_What is needed:_ Find the word "this" in the listing; pull out each line holding it.

_Supplied records:_

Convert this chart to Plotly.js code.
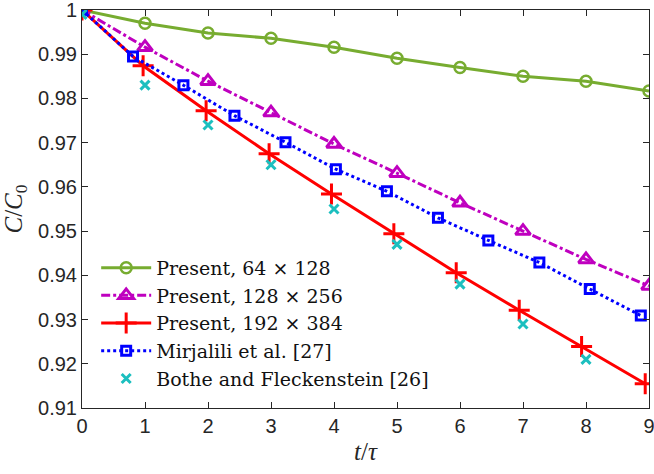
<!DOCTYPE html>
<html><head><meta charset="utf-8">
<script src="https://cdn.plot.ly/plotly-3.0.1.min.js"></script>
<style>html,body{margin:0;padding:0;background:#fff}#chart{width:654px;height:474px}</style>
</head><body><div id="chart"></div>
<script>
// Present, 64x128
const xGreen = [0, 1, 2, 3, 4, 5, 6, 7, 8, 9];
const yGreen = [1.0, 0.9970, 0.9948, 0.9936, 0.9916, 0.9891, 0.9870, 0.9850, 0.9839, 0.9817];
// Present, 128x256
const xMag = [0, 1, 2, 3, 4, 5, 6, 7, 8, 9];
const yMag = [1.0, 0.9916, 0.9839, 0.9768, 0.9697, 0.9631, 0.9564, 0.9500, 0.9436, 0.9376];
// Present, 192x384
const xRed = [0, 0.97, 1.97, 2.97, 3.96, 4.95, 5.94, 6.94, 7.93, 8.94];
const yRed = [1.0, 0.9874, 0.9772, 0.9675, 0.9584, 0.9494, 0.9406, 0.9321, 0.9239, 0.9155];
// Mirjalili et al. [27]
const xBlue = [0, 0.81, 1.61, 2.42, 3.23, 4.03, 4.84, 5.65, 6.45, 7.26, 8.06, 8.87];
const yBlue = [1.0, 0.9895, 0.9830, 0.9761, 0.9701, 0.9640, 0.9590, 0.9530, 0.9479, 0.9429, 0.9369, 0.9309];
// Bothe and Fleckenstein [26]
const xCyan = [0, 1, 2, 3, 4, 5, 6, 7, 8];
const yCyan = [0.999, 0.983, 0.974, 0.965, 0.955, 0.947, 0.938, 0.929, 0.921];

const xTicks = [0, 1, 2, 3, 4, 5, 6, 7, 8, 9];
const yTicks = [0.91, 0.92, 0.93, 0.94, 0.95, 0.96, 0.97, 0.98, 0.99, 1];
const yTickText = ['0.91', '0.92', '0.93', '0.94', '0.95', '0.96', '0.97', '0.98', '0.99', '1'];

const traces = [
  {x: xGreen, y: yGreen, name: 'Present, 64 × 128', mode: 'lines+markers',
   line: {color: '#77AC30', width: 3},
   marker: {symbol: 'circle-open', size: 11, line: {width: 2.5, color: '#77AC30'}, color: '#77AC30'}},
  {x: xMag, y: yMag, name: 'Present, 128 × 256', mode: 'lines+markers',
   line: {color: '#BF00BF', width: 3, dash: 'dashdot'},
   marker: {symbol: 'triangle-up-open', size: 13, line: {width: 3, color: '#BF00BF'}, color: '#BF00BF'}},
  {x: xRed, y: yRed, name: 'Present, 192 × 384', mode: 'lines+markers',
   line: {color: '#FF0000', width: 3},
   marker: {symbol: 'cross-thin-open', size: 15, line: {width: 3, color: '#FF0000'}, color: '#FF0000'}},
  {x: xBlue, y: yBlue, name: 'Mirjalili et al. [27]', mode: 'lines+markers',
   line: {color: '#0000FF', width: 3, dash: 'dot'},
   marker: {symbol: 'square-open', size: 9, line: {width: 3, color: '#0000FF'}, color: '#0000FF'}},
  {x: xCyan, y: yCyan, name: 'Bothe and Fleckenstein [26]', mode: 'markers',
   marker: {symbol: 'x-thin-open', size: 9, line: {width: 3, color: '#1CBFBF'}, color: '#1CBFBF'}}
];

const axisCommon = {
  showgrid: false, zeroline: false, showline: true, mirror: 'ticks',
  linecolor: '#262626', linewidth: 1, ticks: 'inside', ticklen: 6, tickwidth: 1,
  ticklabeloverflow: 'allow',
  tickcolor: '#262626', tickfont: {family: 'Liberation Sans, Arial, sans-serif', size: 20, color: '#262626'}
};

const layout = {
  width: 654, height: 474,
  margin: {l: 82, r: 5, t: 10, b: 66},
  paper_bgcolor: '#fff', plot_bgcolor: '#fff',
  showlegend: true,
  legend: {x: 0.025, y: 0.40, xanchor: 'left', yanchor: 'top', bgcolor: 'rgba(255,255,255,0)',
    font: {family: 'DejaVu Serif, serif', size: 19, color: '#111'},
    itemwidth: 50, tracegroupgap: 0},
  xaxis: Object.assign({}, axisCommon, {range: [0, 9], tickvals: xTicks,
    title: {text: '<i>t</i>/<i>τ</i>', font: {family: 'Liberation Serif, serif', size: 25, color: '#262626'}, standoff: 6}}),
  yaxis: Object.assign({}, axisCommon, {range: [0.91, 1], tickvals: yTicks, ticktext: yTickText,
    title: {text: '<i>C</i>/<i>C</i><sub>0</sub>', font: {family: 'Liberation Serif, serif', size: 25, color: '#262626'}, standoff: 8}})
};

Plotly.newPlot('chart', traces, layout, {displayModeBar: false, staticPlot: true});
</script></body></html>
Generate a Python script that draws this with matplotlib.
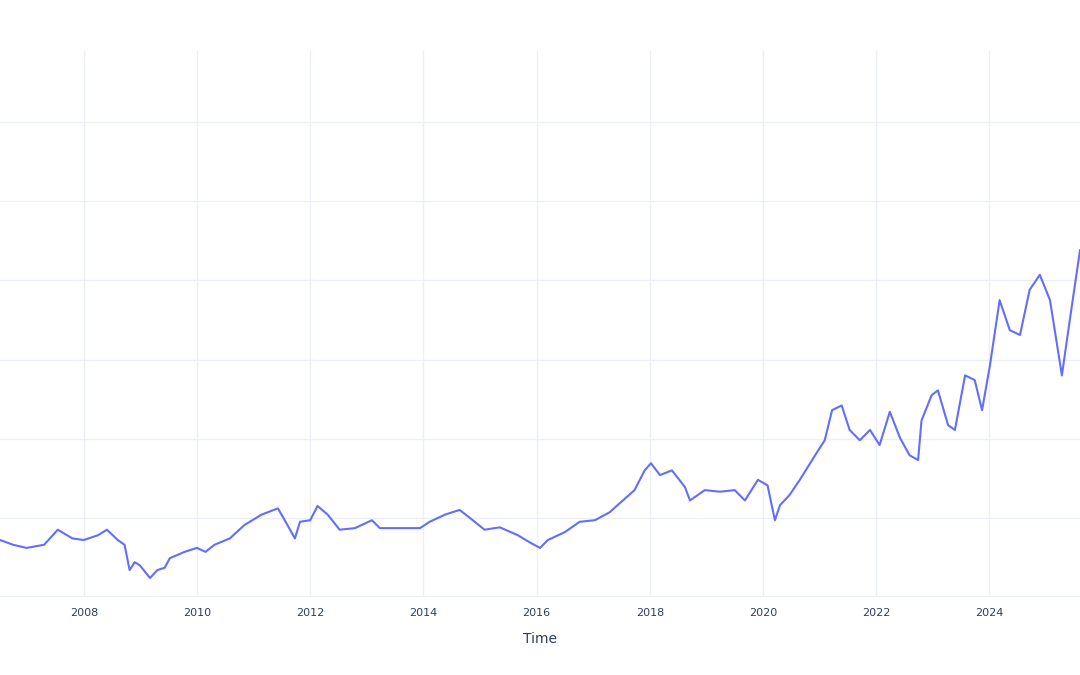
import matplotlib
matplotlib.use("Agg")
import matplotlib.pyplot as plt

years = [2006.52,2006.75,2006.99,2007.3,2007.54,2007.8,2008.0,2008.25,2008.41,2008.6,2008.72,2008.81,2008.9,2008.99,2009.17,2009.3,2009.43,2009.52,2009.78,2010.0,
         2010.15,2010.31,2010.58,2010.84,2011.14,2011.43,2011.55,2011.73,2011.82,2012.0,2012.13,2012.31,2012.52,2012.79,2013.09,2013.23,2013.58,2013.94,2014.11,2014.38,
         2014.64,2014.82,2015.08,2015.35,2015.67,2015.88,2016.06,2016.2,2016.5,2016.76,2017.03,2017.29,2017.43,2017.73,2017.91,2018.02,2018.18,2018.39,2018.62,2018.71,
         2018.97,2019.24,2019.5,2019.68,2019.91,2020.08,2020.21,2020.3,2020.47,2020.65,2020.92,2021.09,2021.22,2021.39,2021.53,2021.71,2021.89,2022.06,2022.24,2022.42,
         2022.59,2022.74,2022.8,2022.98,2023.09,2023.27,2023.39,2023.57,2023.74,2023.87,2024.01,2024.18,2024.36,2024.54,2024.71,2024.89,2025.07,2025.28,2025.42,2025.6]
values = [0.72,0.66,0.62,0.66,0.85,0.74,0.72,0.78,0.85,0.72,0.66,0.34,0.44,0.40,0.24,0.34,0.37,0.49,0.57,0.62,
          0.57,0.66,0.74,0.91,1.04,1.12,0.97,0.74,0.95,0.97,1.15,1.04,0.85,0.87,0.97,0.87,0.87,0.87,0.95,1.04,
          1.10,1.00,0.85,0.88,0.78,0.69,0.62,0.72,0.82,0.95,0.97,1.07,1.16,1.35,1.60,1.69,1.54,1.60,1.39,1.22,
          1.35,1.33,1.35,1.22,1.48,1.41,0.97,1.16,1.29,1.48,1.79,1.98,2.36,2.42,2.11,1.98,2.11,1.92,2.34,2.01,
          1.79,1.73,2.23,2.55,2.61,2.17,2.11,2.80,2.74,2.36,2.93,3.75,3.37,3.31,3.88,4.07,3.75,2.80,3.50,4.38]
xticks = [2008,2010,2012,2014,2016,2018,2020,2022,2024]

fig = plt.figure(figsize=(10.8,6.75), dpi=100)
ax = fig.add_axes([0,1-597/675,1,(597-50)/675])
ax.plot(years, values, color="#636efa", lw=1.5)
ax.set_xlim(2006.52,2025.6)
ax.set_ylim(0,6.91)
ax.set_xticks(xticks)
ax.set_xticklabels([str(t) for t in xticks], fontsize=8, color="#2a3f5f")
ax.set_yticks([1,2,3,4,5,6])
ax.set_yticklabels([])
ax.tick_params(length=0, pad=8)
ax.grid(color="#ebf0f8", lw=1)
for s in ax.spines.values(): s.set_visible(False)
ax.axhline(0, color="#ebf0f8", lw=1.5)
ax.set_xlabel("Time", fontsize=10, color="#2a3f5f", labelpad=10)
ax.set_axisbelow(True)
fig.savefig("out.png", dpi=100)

_Task response:_
Convert this chart to Plotly.js code.
Generate a Python script that draws this with matplotlib.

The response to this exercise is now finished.